*TASK TO CARRY OUT:* Find and copy every line in the records that includes the string "this".

********************

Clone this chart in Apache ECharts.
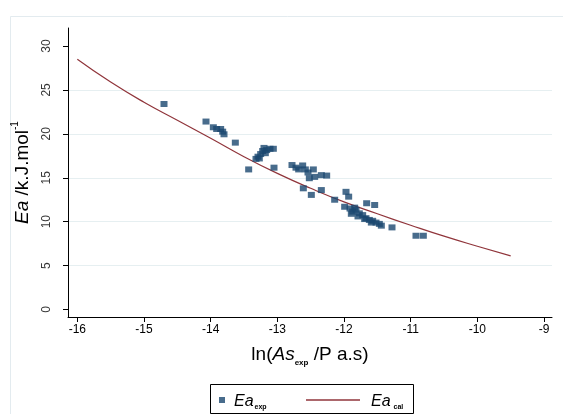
<!DOCTYPE html>
<html>
<head>
<meta charset="utf-8">
<script src="https://cdn.jsdelivr.net/npm/echarts@6/dist/echarts.min.js"></script>
<style>html,body{margin:0;padding:0;background:#fff}#c{width:563px;height:414px}</style>
</head>
<body>
<div id="c"></div>
<script>
// Experimental points: ln(As_exp) and Ea_exp
const expX = [-14.70,-14.07,-13.96,-13.91,-13.85,-13.82,-13.80,-13.63,-13.43,-13.32,-13.29,-13.25,-13.27,-13.22,-13.20,-13.18,-13.16,-13.11,-13.06,-13.05,
  -12.78,-12.72,-12.68,-12.62,-12.58,-12.54,-12.46,-12.52,-12.44,-12.34,-12.26,-12.61,-12.49,-12.34,-12.14,-11.97,-11.93,-11.99,-11.91,-11.87,
  -11.82,-11.77,-11.72,-11.67,-11.62,-11.57,-11.52,-11.47,-11.89,-11.79,-11.69,-11.59,-11.66,-11.54,-11.28,-10.92,-10.81,-11.44,-11.84];
const expY = [23.4,21.4,20.75,20.55,20.55,20.25,19.95,19.0,15.95,17.15,17.4,17.7,17.2,18.05,18.4,17.8,18.15,18.3,18.3,16.15,
  16.45,16.15,15.95,16.4,15.95,15.6,15.95,14.95,15.1,15.3,15.25,13.8,13.05,13.6,12.5,13.4,12.85,11.7,11.5,11.15,
  11.35,10.95,10.75,10.4,10.2,10.1,9.9,9.75,10.9,10.6,10.3,9.9,12.1,11.9,9.35,8.4,8.4,9.55,11.6];
// Calculated curve
const calX = [-16,-15.5,-15,-14.5,-14,-13.5,-13,-12.5,-12,-11.5,-11,-10.5,-10,-9.5];
const calY = [28.5,25.9,23.6,21.55,19.5,17.4,15.5,13.8,12.25,10.9,9.6,8.35,7.2,6.1];
// Tick values
const xTicks = [-16,-15,-14,-13,-12,-11,-10,-9];
const yTicks = [0,5,10,15,20,25,30];

const X_MIN = -16.14, X_MAX = -8.88, Y_MIN = -0.85, Y_MAX = 32.05;
const navy = '#1a476f', maroon = '#90353b';
const FONT = '"Liberation Sans", Arial, sans-serif';

const chart = echarts.init(document.getElementById('c'), null, {renderer:'canvas'});
chart.setOption({
  animation:false,
  backgroundColor:'#ffffff',
  graphic:[
    {type:'rect', left:8, top:14, shape:{width:700, height:600}, style:{fill:'none', stroke:'#e3ebef', lineWidth:1}, z:-10},
    {type:'rect', left:210, top:384, shape:{width:203, height:29}, style:{fill:'#fff', stroke:'#000', lineWidth:1}, z:-5}
  ],
  grid:{left:68, right:11, top:28, bottom:97},
  xAxis:{
    type:'value', min:X_MIN, max:X_MAX,
    axisLine:{show:true, onZero:false, lineStyle:{color:'#000', width:1}},
    axisTick:{show:true, length:5, customValues:xTicks, lineStyle:{color:'#000'}},
    axisLabel:{customValues:xTicks, margin:7, color:'#000', fontFamily:FONT, fontSize:12, formatter:v=>String(v)},
    splitLine:{show:false},
    name:'{n|ln(}{i|As}{s|exp}{n| /P a.s)}', nameLocation:'middle', nameGap:25,
    nameTextStyle:{rich:{
      n:{fontFamily:FONT, fontSize:19, color:'#000', lineHeight:22, verticalAlign:'bottom'},
      i:{fontFamily:FONT, fontSize:19, fontStyle:'italic', color:'#000', lineHeight:22, verticalAlign:'bottom'},
      s:{fontFamily:FONT, fontSize:8, fontWeight:'bold', color:'#000', lineHeight:22, verticalAlign:'bottom', padding:[0,0,-3,0]}
    }}
  },
  yAxis:{
    type:'value', min:Y_MIN, max:Y_MAX,
    axisLine:{show:true, onZero:false, lineStyle:{color:'#000', width:1}},
    axisTick:{show:true, length:5, customValues:yTicks, lineStyle:{color:'#000'}},
    axisLabel:{show:false},
    splitLine:{show:true, showMinLine:false, showMaxLine:false, lineStyle:{color:'#e6eff1', width:1}},
    name:'{i|Ea}{n| /k.J.mol}{s|-1}', nameLocation:'middle', nameGap:36, nameRotate:90,
    nameTextStyle:{rich:{
      n:{fontFamily:FONT, fontSize:19, color:'#000', lineHeight:22, verticalAlign:'bottom'},
      i:{fontFamily:FONT, fontSize:19, fontStyle:'italic', color:'#000', lineHeight:22, verticalAlign:'bottom'},
      s:{fontFamily:FONT, fontSize:10, color:'#000', lineHeight:22, verticalAlign:'top'}
    }}
  },
  legend:[
    {left:214, top:389, itemWidth:6, itemHeight:6, icon:'rect', data:['Ea_exp'], selectedMode:false,
     formatter:()=>'{i|Ea}{s|exp}',
     textStyle:{padding:[0,0,0,4], rich:{
       i:{fontFamily:FONT, fontSize:16, fontStyle:'italic', color:'#000', lineHeight:20, verticalAlign:'bottom'},
       s:{fontFamily:FONT, fontSize:7, fontWeight:'bold', color:'#000', lineHeight:20, verticalAlign:'bottom', padding:[0,0,-1,1]}}}},
    {left:301, top:389, itemWidth:54, itemHeight:1.5, icon:'rect', data:['Ea_cal'], selectedMode:false,
     formatter:()=>'{i|Ea}{s| cal}',
     textStyle:{padding:[0,0,0,6], rich:{
       i:{fontFamily:FONT, fontSize:16, fontStyle:'italic', color:'#000', lineHeight:20, verticalAlign:'bottom'},
       s:{fontFamily:FONT, fontSize:7, fontWeight:'bold', color:'#000', lineHeight:20, verticalAlign:'bottom', padding:[0,0,-1,1]}}}}
  ],
  series:[
    {name:'Ea_exp', type:'scatter', symbol:'rect', symbolSize:[7,6],
     itemStyle:{color:navy}, data:expX.map((x,i)=>[x,expY[i]]), z:3},
    {name:'Ea_cal', type:'line', smooth:true, symbol:'none', showSymbol:false,
     lineStyle:{color:maroon, width:1.2}, itemStyle:{color:maroon}, data:calX.map((x,i)=>[x,calY[i]]), z:2},
    // vertical y tick labels, placed through the axis scale
    {name:'yTickLabels', type:'scatter', symbolSize:0, silent:true, clip:false, z:5,
     data:yTicks.map(v=>[X_MIN, v]),
     label:{show:true, position:[-21,0], rotate:90, align:'center', verticalAlign:'middle',
       formatter:p=>String(p.value[1]), color:'#000', fontFamily:FONT, fontSize:12}}
  ]
});
</script>
</body>
</html>
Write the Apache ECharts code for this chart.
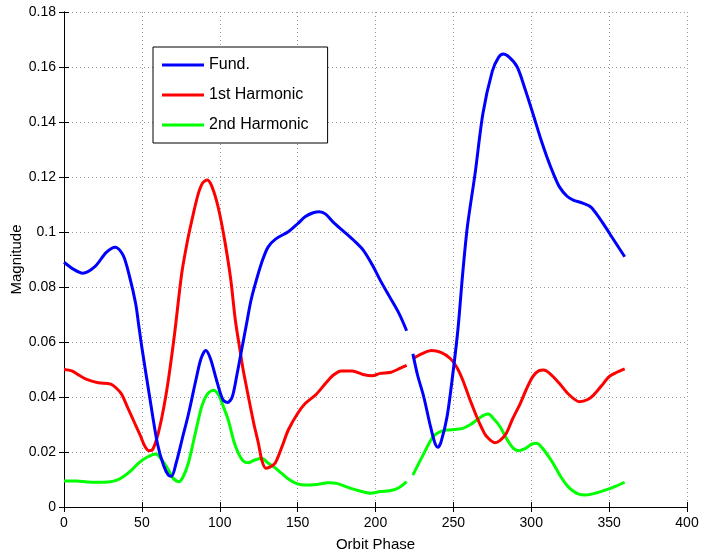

********************

*RESULT OF THE EXERCISE:*
Clone this chart in Apache ECharts.
Write the Apache ECharts code for this chart.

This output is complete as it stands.